[Dataset items]
** Start **

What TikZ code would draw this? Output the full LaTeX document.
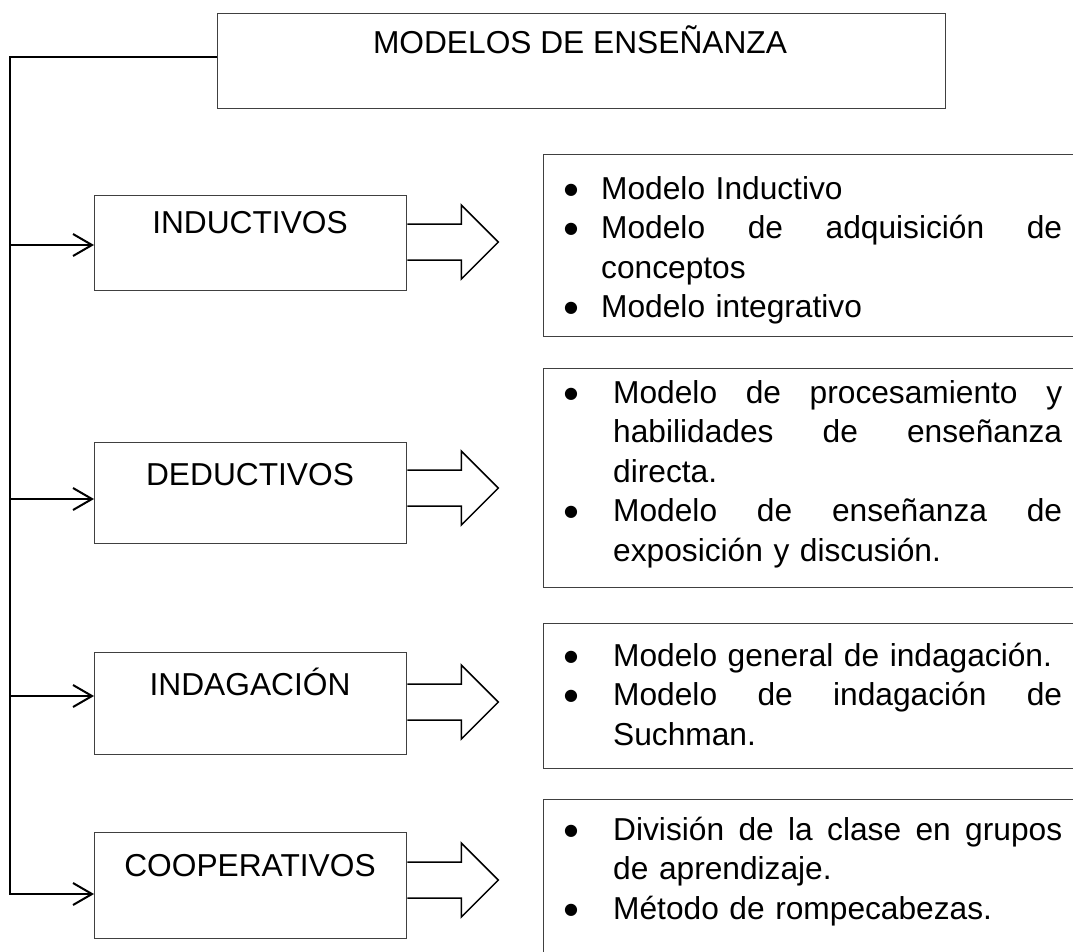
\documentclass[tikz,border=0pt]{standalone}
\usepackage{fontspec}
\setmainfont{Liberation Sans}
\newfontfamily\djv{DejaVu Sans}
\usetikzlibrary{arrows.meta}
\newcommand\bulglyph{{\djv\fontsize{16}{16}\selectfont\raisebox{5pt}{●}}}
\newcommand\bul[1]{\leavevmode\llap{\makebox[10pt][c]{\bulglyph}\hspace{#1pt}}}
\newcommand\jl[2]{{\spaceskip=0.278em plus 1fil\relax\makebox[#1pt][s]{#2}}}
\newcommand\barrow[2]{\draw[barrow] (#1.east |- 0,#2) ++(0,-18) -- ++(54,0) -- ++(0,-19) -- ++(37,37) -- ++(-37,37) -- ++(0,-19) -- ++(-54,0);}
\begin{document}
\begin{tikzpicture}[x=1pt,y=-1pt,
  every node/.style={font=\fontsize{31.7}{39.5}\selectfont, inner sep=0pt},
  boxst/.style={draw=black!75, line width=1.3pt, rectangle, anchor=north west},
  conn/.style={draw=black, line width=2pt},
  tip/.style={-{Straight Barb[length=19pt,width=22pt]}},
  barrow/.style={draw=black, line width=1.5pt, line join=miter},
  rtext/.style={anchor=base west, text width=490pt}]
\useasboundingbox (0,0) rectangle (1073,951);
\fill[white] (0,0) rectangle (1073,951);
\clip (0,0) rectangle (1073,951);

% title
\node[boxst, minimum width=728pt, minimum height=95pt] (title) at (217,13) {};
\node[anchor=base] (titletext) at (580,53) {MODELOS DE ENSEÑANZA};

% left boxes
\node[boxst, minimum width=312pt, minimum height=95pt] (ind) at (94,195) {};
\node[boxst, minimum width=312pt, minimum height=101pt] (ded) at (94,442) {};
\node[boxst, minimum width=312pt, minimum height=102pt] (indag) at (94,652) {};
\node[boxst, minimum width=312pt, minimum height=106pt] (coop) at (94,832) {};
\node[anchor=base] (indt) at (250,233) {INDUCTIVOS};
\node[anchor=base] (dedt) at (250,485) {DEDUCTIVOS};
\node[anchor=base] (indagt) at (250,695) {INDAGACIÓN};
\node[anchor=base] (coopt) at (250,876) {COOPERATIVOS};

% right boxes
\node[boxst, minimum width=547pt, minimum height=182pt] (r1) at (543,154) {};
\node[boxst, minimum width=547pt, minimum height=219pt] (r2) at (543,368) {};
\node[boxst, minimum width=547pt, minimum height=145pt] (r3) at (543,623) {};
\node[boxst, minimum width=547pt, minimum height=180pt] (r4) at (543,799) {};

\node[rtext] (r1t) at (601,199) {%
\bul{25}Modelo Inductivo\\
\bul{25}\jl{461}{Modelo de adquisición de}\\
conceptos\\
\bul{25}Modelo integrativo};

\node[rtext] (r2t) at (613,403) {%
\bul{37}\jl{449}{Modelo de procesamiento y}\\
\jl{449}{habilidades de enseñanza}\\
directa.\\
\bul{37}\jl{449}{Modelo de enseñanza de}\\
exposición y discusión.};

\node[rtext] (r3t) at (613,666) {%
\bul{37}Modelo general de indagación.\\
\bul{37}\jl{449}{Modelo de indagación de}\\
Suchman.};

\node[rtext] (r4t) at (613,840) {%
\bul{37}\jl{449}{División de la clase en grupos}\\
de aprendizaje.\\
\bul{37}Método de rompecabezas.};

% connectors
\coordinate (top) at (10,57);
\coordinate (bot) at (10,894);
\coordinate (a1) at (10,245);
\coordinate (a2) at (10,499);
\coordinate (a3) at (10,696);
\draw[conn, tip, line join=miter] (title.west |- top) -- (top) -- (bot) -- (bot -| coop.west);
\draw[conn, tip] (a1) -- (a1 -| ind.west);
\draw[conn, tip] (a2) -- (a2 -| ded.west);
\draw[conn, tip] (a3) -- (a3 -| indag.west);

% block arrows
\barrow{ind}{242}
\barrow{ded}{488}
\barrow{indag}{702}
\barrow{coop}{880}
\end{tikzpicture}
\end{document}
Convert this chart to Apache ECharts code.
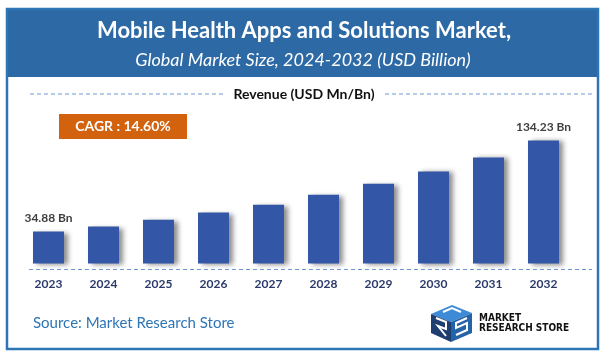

** End **

### Task description
Exclude every picture and copy the remaining data exactly.

### Written solution
What TikZ code would draw this? Output the full LaTeX document.
\documentclass[tikz,border=0pt]{standalone}
\usepackage{fontspec}
\setmainfont{Liberation Sans}
\newfontfamily\djv{DejaVu Sans}
\usetikzlibrary{arrows.meta}
\newcommand\bulglyph{{\djv\fontsize{16}{16}\selectfont\raisebox{5pt}{●}}}
\newcommand\bul[1]{\leavevmode\llap{\makebox[10pt][c]{\bulglyph}\hspace{#1pt}}}
\newcommand\jl[2]{{\spaceskip=0.278em plus 1fil\relax\makebox[#1pt][s]{#2}}}
\newcommand\barrow[2]{\draw[barrow] (#1.east |- 0,#2) ++(0,-18) -- ++(54,0) -- ++(0,-19) -- ++(37,37) -- ++(-37,37) -- ++(0,-19) -- ++(-54,0);}
\begin{document}
\begin{tikzpicture}[x=1pt,y=-1pt,
  every node/.style={font=\fontsize{31.7}{39.5}\selectfont, inner sep=0pt},
  boxst/.style={draw=black!75, line width=1.3pt, rectangle, anchor=north west},
  conn/.style={draw=black, line width=2pt},
  tip/.style={-{Straight Barb[length=19pt,width=22pt]}},
  barrow/.style={draw=black, line width=1.5pt, line join=miter},
  rtext/.style={anchor=base west, text width=490pt}]
\useasboundingbox (0,0) rectangle (1073,951);
\fill[white] (0,0) rectangle (1073,951);
\clip (0,0) rectangle (1073,951);

% title
\node[boxst, minimum width=728pt, minimum height=95pt] (title) at (217,13) {};
\node[anchor=base] (titletext) at (580,53) {MODELOS DE ENSEÑANZA};

% left boxes
\node[boxst, minimum width=312pt, minimum height=95pt] (ind) at (94,195) {};
\node[boxst, minimum width=312pt, minimum height=101pt] (ded) at (94,442) {};
\node[boxst, minimum width=312pt, minimum height=102pt] (indag) at (94,652) {};
\node[boxst, minimum width=312pt, minimum height=106pt] (coop) at (94,832) {};
\node[anchor=base] (indt) at (250,233) {INDUCTIVOS};
\node[anchor=base] (dedt) at (250,485) {DEDUCTIVOS};
\node[anchor=base] (indagt) at (250,695) {INDAGACIÓN};
\node[anchor=base] (coopt) at (250,876) {COOPERATIVOS};

% right boxes
\node[boxst, minimum width=547pt, minimum height=182pt] (r1) at (543,154) {};
\node[boxst, minimum width=547pt, minimum height=219pt] (r2) at (543,368) {};
\node[boxst, minimum width=547pt, minimum height=145pt] (r3) at (543,623) {};
\node[boxst, minimum width=547pt, minimum height=180pt] (r4) at (543,799) {};

\node[rtext] (r1t) at (601,199) {%
\bul{25}Modelo Inductivo\\
\bul{25}\jl{461}{Modelo de adquisición de}\\
conceptos\\
\bul{25}Modelo integrativo};

\node[rtext] (r2t) at (613,403) {%
\bul{37}\jl{449}{Modelo de procesamiento y}\\
\jl{449}{habilidades de enseñanza}\\
directa.\\
\bul{37}\jl{449}{Modelo de enseñanza de}\\
exposición y discusión.};

\node[rtext] (r3t) at (613,666) {%
\bul{37}Modelo general de indagación.\\
\bul{37}\jl{449}{Modelo de indagación de}\\
Suchman.};

\node[rtext] (r4t) at (613,840) {%
\bul{37}\jl{449}{División de la clase en grupos}\\
de aprendizaje.\\
\bul{37}Método de rompecabezas.};

% connectors
\coordinate (top) at (10,57);
\coordinate (bot) at (10,894);
\coordinate (a1) at (10,245);
\coordinate (a2) at (10,499);
\coordinate (a3) at (10,696);
\draw[conn, tip, line join=miter] (title.west |- top) -- (top) -- (bot) -- (bot -| coop.west);
\draw[conn, tip] (a1) -- (a1 -| ind.west);
\draw[conn, tip] (a2) -- (a2 -| ded.west);
\draw[conn, tip] (a3) -- (a3 -| indag.west);

% block arrows
\barrow{ind}{242}
\barrow{ded}{488}
\barrow{indag}{702}
\barrow{coop}{880}
\end{tikzpicture}
\end{document}
Convert this chart to Apache ECharts code.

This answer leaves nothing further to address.